B. Le rejet constant des justifications tirées de l’ordre juridique interne

Face à l’argument de l’État membre, qui expliquait son retard par la « nécessité d’organiser de manière optimale la procédure d’évaluation des dossiers », la Cour oppose une autre de ses jurisprudences les plus établies. Elle affirme en effet qu’« un État membre ne saurait exciper de dispositions, pratiques ou situations de son ordre juridique interne pour justifier le non-respect des obligations et délais prescrits par une directive ». Cette fin de non-recevoir est absolue et vise à préserver l’intégrité et la suprématie du droit de l’Union. Admettre de telles justifications reviendrait à permettre à chaque État de moduler ses obligations communautaires en fonction de ses propres contraintes administratives, législatives ou même politiques. Une telle situation anéantirait l’uniformité d’application du droit et créerait une insécurité juridique inacceptable. La complexité d’une réforme, les difficultés de coordination entre ministères ou les délais parlementaires sont donc des circonstances inopérantes devant le juge de l’Union, qui considère que chaque État doit organiser ses propres structures pour garantir le respect de ses engagements.

II. La portée de la solution : une réaffirmation de l’effectivité du droit de l’Union

Au-delà de la solution d’espèce, cet arrêt a une portée qui dépasse le simple cas de la directive sur les produits biocides. Il constitue un rappel pédagogique de l’impératif d’effectivité du droit de l’Union (A) et confirme le rôle essentiel du recours en manquement dans l’architecture institutionnelle (B).

A. Une jurisprudence garante de la primauté et de l’uniformité du droit

En refusant de prendre en compte les difficultés internes de l’État membre, la Cour ne fait pas preuve d’un formalisme excessif mais défend le fondement même de l’ordre juridique de l’Union.
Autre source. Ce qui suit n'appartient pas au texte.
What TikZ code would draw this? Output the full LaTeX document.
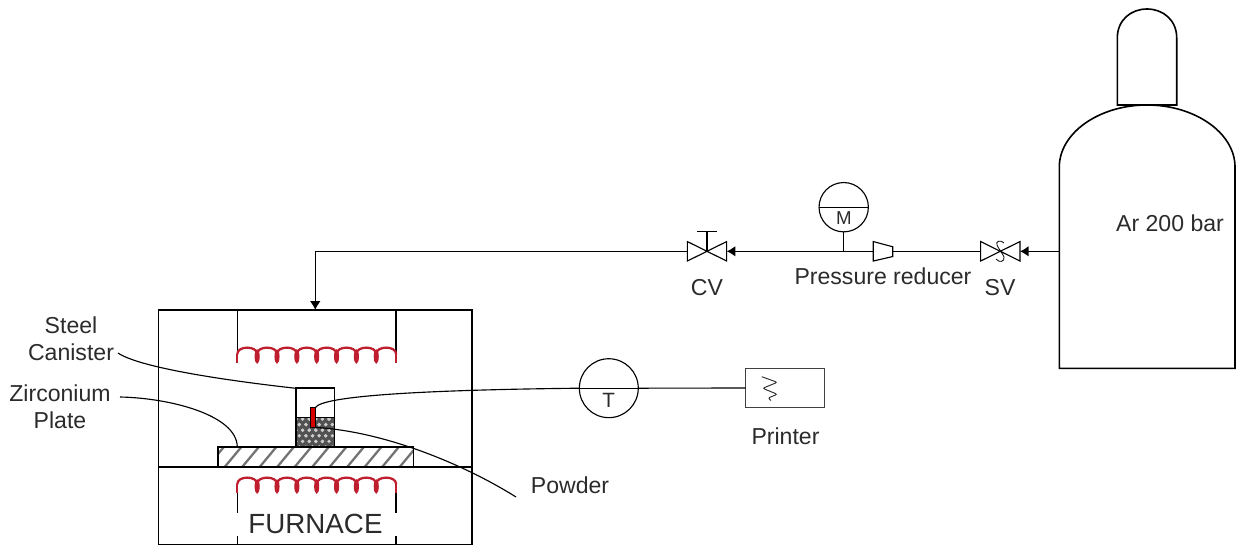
\documentclass[tikz,border=0pt]{standalone}
\usepackage{fontspec}
\setmainfont{Liberation Sans}
\usetikzlibrary{arrows.meta,calc}
\definecolor{ink}{HTML}{2B2B2B}
\definecolor{coil}{HTML}{BE1E2D}
\tikzset{
  x=0.75pt,y=-0.75pt,
  line/.style={draw=black,line width=1.2pt},
  thinline/.style={draw=black,line width=0.85pt},
  arrowline/.style={draw=black,line width=1.05pt,-{Latex[length=6.5pt,width=8pt]}},
  lbl/.style={text=ink,inner sep=0pt,align=center,font=\fontsize{17.3}{20.5}\selectfont},
  small/.style={text=ink,inner sep=0pt,font=\fontsize{14}{16}\selectfont},
  valvebox/.style={minimum width=29.5pt,minimum height=14.6pt,inner sep=0pt,outer sep=0pt},
  gauge/.style={circle,thinline,inner sep=0pt,outer sep=0pt},
  coilline/.style={draw=coil,line width=1.7pt},
}
\newcommand{\heater}[2]{% left x, top y
  \foreach \i in {0,...,7}{
    \pgfmathsetmacro{\xa}{#1+\i*19.85}
    \pgfmathsetmacro{\xb}{#1+(\i+1)*19.85}
    \draw[coilline,line cap=round] (\xa,#2+6) .. controls (\xa,#2-2.5) and (\xb,#2-2.5) .. (\xb,#2+6);
  }
  \foreach \i in {1,...,7}{
    \pgfmathsetmacro{\xa}{#1+\i*19.85}
    \draw[coilline,fill=coil,line width=0.8pt] (\xa,#2+8.5) ellipse [x radius=2,y radius=6.5];
  }
  \draw[coilline] (#1,#2+6) -- (#1,#2+15);
  \draw[coilline] (#1+158.8,#2+6) -- (#1+158.8,#2+15);
}
\begin{document}
\begin{tikzpicture}
\useasboundingbox (0,0) rectangle (1237,545);
% --- cylinder
\draw[line] (1117.3,105) -- (1117.3,38) .. controls (1117.3,20) and (1131,9) .. (1147,9)
  .. controls (1163,9) and (1176.7,20) .. (1176.7,38) -- (1176.7,105) -- cycle;
\draw[line] (1059.3,368.3) -- (1059.3,167) .. controls (1059.3,133) and (1099,105) .. (1147,105)
  .. controls (1195,105) and (1235,133) .. (1235,167) -- (1235,368.3) -- cycle;
\node[lbl] (ar) at (1170,223) {Ar 200 bar};
\coordinate (port) at (1059.3,251.3);
% --- valves, reducer, gauge
\node[valvebox] (cv) at (707,251.3) {};
\node[valvebox] (sv) at (1000.3,251.3) {};
\node[valvebox,minimum width=14.6pt] (red) at (883,251.3) {};
\node[gauge,minimum size=37pt] (m) at (843.7,207.2) {};
\coordinate (handle) at (707,231.7);
\draw[thinline] (cv.north west) -- (cv.south east) -- (cv.north east) -- (cv.south west) -- cycle;
\draw[thinline] (cv.center) -- (handle);
\draw[thinline] ($(handle)+(-10,0)$) -- ($(handle)+(10,0)$);
\draw[thinline] (sv.north west) -- (sv.south east) -- (sv.north east) -- (sv.south west) -- cycle;
\draw[draw=black,line width=0.6pt] (1004,243) .. controls (1001,239.5) and (995,241) .. (997,245)
  .. controls (998,248) and (1003,254) .. (1004,257) .. controls (1005,262) and (999,263) .. (996,259);
\draw[thinline] (red.north west) -- (red.south west) -- ($(red.south east)+(0,-4.5)$) -- ($(red.north east)+(0,5.2)$) -- cycle;
\draw[thinline] (m.west) -- (m.east);
\node[small] (mt) at (844,218.5) {M};
\draw[arrowline] (port) -- (sv.east);
\draw[thinline] (sv.west) -- (red.east);
\draw[arrowline] (red.west) -- (cv.east);
\draw[thinline] (m.south) -- (m.south |- red.west);
\node[lbl] (cvl) at (707,288) {CV};
\node[lbl] (svl) at (1000,288) {SV};
\node[lbl] (redl) at (883,276) {Pressure reducer};
% --- furnace
\node[draw=black,line width=1.2pt,minimum width=235.4pt,minimum height=176pt,inner sep=0pt,outer sep=0pt] (furn) at (315.25,427.2) {};
\draw[arrowline] (cv.west) -| (furn.north);
\coordinate (ul) at (237.3,310); \coordinate (ur) at (396,310);
\draw[line] (ul) -- (237.3,363);
\draw[line] (ur) -- (396,363);
\draw[line] (furn.west |- 0,467) -- (furn.east |- 0,467);
\draw[line] (237.3,493) -- (237.3,513);
\draw[line] (396,493) -- (396,513);
\draw[line] (237.3,536) -- (237.3,544.5);
\draw[line] (396,536) -- (396,544.5);
\heater{237.3}{348}
\heater{237.3}{478}
\node[text=ink,inner sep=0pt,font=\fontsize{20.8}{24}\selectfont] (ftxt) at (315.5,524) {FURNACE};
% plate
\node[minimum width=146.7pt,minimum height=15pt,inner sep=0pt,outer sep=0pt] (plate) at (315.5,457) {};
\begin{scope}
\clip (plate.north west) rectangle (plate.south east);
\foreach \k in {0,...,12}{
  \draw[draw=black!55,line width=1.7pt] (203+\k*17.5,472) -- (228+\k*17.5,442);
}
\end{scope}
\draw[line] (plate.north west) rectangle (plate.south east);
% canister
\node[minimum width=29.2pt,minimum height=44pt,inner sep=0pt,outer sep=0pt] (can) at (315.2,417.6) {};
\begin{scope}
\clip (can.west |- 0,417.3) rectangle (can.south east);
\fill[black!68] (can.west |- 0,417.3) rectangle (can.south east);
\foreach \r in {0,...,5}{
  \foreach \c in {0,...,6}{
    \fill[white!80!black] (296+\c*6.6+\r*3.3,419+\r*5.6) circle [radius=1.8];
    \fill[white!80!black] (296+\c*6.6-\r*3.3,419+\r*5.6) circle [radius=1.8];
  }
}
\end{scope}
\draw[line] (can.north west) rectangle (can.south east);
\draw[line] (can.west |- 0,417.3) -- (can.east |- 0,417.3);
\node[draw=black,fill=red!85!black,line width=0.9pt,minimum width=3.8pt,minimum height=14.8pt,inner sep=0pt,outer sep=0pt] (tc) at (312.8,417.5) {};
% temperature chain
\node[gauge,minimum size=44.2pt] (t) at (608.8,388.2) {};
\node[text=ink,inner sep=0pt,font=\fontsize{15.5}{18}\selectfont] (tt) at (608.8,400) {T};
\node[draw=black!75,line width=1.1pt,minimum width=59pt,minimum height=29.5pt,inner sep=0pt,outer sep=0pt] (pr) at (785,388) {};
\draw[thinline] (tc.north east) .. controls (322,396) and (420,390) .. (t.west);
\draw[thinline] (t.west) -- (t.east);
\draw[thinline] (t.east) -- (pr.west);
\draw[draw=ink,line width=0.7pt,rounded corners=1.5pt] (761.7,376.7) -- (777.3,382.3) -- (762.7,388.3) -- (777.3,394.3) -- (768,398) -- (771,400.5);
\node[lbl] (prl) at (785.5,436) {Printer};
% leaders
\node[lbl] (steel) at (71,338.5) {Steel\\Canister};
\node[lbl] (zr) at (60,407) {Zirconium\\Plate};
\node[lbl] (pw) at (570,485) {Powder};
\coordinate (s1) at (118,353);
\coordinate (z1) at (120,397);
\coordinate (p1) at (516,497);
\draw[thinline] (s1) .. controls (140,368) and (230,381) .. (can.north west);
\draw[thinline] (z1) .. controls (170,398) and (237,415) .. (237.3,447);
\draw[thinline] (tc.south east) .. controls (390,432) and (470,468) .. (p1);
\end{tikzpicture}
\end{document}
Le principe de primauté exige que les normes de l’Union l’emportent sur les normes nationales contraires, et cette exigence serait vide de sens si les États pouvaient se soustraire à leurs obligations de transposition. De même, l’objectif d’harmonisation poursuivi par les directives, comme celle relative aux produits biocides, suppose une application simultanée et homogène sur tout le territoire de l’Union. Un retard de transposition dans un seul État peut créer des distorsions de concurrence, des risques pour la santé ou l’environnement, et porter atteinte aux droits que les particuliers tirent de ces directives. La rigueur de la Cour est donc la condition nécessaire pour que le droit de l’Union soit une réalité tangible et uniforme pour tous les citoyens et entreprises.

B. Une illustration du rôle de gardien des traités et de la fonction du recours en manquement

Cette décision, par sa simplicité et sa prévisibilité, est une parfaite illustration de la mécanique du recours en manquement. Elle met en lumière la fonction de l’institution requérante en tant que « gardienne des traités », dont la vigilance est le premier moteur du respect du droit de l’Union. Elle confirme également que le recours en manquement n’est pas une procédure de nature pénale visant à sanctionner une faute, mais un mécanisme objectif visant à faire constater et cesser une violation du droit. La condamnation de l’État est déclaratoire ; elle constate une situation de non-droit et oblige l’État à y remédier. Bien qu’il s’agisse d’une décision d’espèce, sans apport doctrinal nouveau, sa valeur réside dans sa force de rappel. Elle signifie à l’ensemble des États membres que les obligations de transposition ne sont pas négociables et que les procédures internes doivent être adaptées pour respecter les échéances fixées par le législateur de l’Union.